David later told us that he made mistakes when he was in Washington, but he had no choice, he had to speak to people. As the days went by, it dawned on him that he was communicating very well with other English speakers, and he began to relax about his conversation skills and stopped worrying about eventual grammar mistakes. He started learning, by himself, strategies for communicating or figuring out vocabulary, even if it meant making mistakes like saying tigers are giant cats with strippers. He learned not to dread his errors, but to see them as an opportunity to learn new things and, why not, have fun with them. David leveled up his English amazingly, simply because he was now focusing on getting his message across more than using good grammar, which improved naturally.

David’s story is the one I like to share with my students to help them realize what he did: That being unafraid of mistakes makes them happen less and less frequently. The “perfect” use of grammar that my students keep trying to reach will come naturally from all the practice they will get exercising how to exchange ideas. After all, studying any language is about, first and foremost, communicating.

Advantages of Being Bilingual

Learning a different language is a challenge many take on, but not all see through. Sure, it is a long process that requires a good amount of dedication, but it can be very rewarding as well. It is a process that can bring one amazing personal growth, let alone financial possibilities. I would like to discuss some advantages of being bilingual.

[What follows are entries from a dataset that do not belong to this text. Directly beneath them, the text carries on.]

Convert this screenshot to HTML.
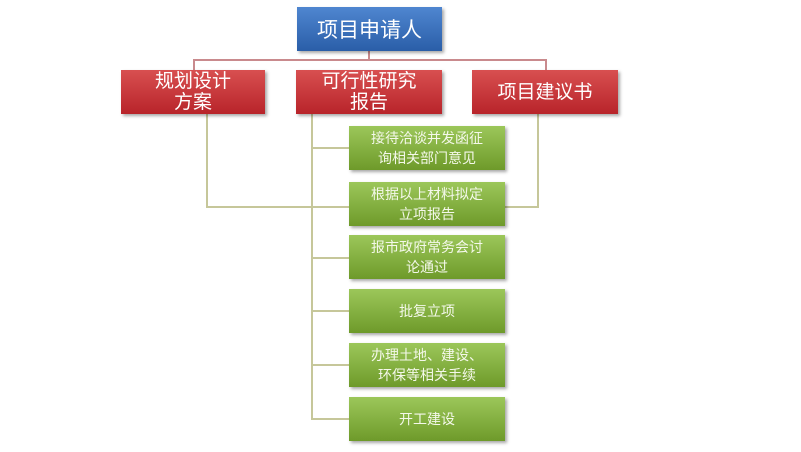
<!DOCTYPE html>
<html><head><meta charset="utf-8"><style>
body{margin:0;width:801px;height:452px;background:#fff;position:relative;overflow:hidden;font-family:"Liberation Sans","Noto Sans CJK SC",sans-serif}
.b{position:absolute;display:flex;align-items:center;justify-content:center;text-align:center;color:#fff;box-shadow:2px 2px 3px rgba(0,0,0,.35)}
.blue{background:linear-gradient(#4f86d0,#2a5ea8);font-size:21px}
.red{background:linear-gradient(#d85050,#b8242a);font-size:19px;line-height:21px}
.g{background:linear-gradient(#9cc75a,#6e9a2a);font-size:14px;line-height:20px;left:349px;width:156px;height:44px;color:#f4f8ea}
.l{position:absolute;background:#c6c79a}
.r{position:absolute;background:#c98a8d}
</style></head><body>
<div class="r" style="left:193px;top:59px;width:354px;height:2px"></div>
<div class="r" style="left:368px;top:51px;width:2px;height:9px"></div>
<div class="r" style="left:193px;top:59px;width:2px;height:11px"></div>
<div class="r" style="left:545px;top:59px;width:2px;height:11px"></div>
<div class="l" style="left:206px;top:114px;width:2px;height:94px"></div>
<div class="l" style="left:206px;top:206px;width:143px;height:2px"></div>
<div class="l" style="left:537px;top:114px;width:2px;height:94px"></div>
<div class="l" style="left:505px;top:206px;width:34px;height:2px"></div>
<div class="l" style="left:311px;top:114px;width:2px;height:306px"></div>
<div class="l" style="left:311px;top:147px;width:38px;height:2px"></div>
<div class="l" style="left:311px;top:257px;width:38px;height:2px"></div>
<div class="l" style="left:311px;top:310px;width:38px;height:2px"></div>
<div class="l" style="left:311px;top:364px;width:38px;height:2px"></div>
<div class="l" style="left:311px;top:418px;width:38px;height:2px"></div>
<div class="b blue" style="left:297px;top:7px;width:145px;height:44px">项目申请人</div>
<div class="b red" style="left:121px;top:70px;width:144px;height:44px">规划设计<br>方案</div>
<div class="b red" style="left:296px;top:70px;width:146px;height:44px">可行性研究<br>报告</div>
<div class="b red" style="left:472px;top:70px;width:146px;height:44px">项目建议书</div>
<div class="b g" style="top:126px">接待洽谈并发函征<br>询相关部门意见</div>
<div class="b g" style="top:182px">根据以上材料拟定<br>立项报告</div>
<div class="b g" style="top:235px">报市政府常务会讨<br>论通过</div>
<div class="b g" style="top:289px">批复立项</div>
<div class="b g" style="top:343px">办理土地、建设、<br>环保等相关手续</div>
<div class="b g" style="top:397px">开工建设</div>
</body></html>
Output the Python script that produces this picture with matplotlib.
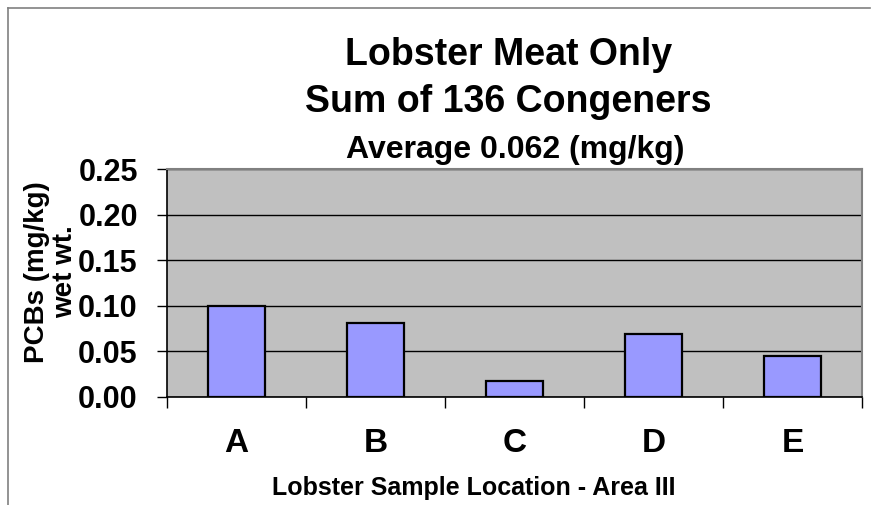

First, when I was young, I used to hear adults saying I should learn English because it would help me get a good job. Globalization was escalating very quickly back then and English was on its way to becoming the main form of communication around the world. They were right. Jair Felix, from National Geographic Learning, said that between one and two billion people speak English nowadays, and more than half of them are not native speakers. Negotiations are carried out throughout the world by a myriad of different nations and all in English, which leads to more job offers and career opportunities for those who speak this language.

Also, you can’t learn a different language without learning about a different culture, and that is always a wonderful improvement for the human spirit. The way we think and handle ourselves has a lot to do with the culture and society which we were brought up in, so we were given a set of directions on how to act when we face certain situations. Basically, we can say that as we grow up and mature, we receive a type of map that tells us how to behave. So, by learning and understanding a different culture, you will suddenly find yourself with a whole new set of maps, and therefore, with a broader variety of directions that will enable you to deal with the most diverse situations much more efficiently. You will become a more resourceful person.

These are only some of the reasons why learning a new language can be quite advantageous and prepare you to be a better, more open-minded, prepared citizen of the world.

Dear Maggie

Dear teacher Maggie,

This is the blog I have created to post my writing for TDC2. It shows some of my ideas and experiences teaching English and I hope it showcases improvemente in my writing skills. I believe I learned, or at least got better at, writing different types of essays. These new skills will also help in teaching better writing to my students, as well as providing more detailed feedback. Also, I have developed a taste for writing and got back my interest in continuing an old blog I had.

So thank you, teacher. I had fun and will still do.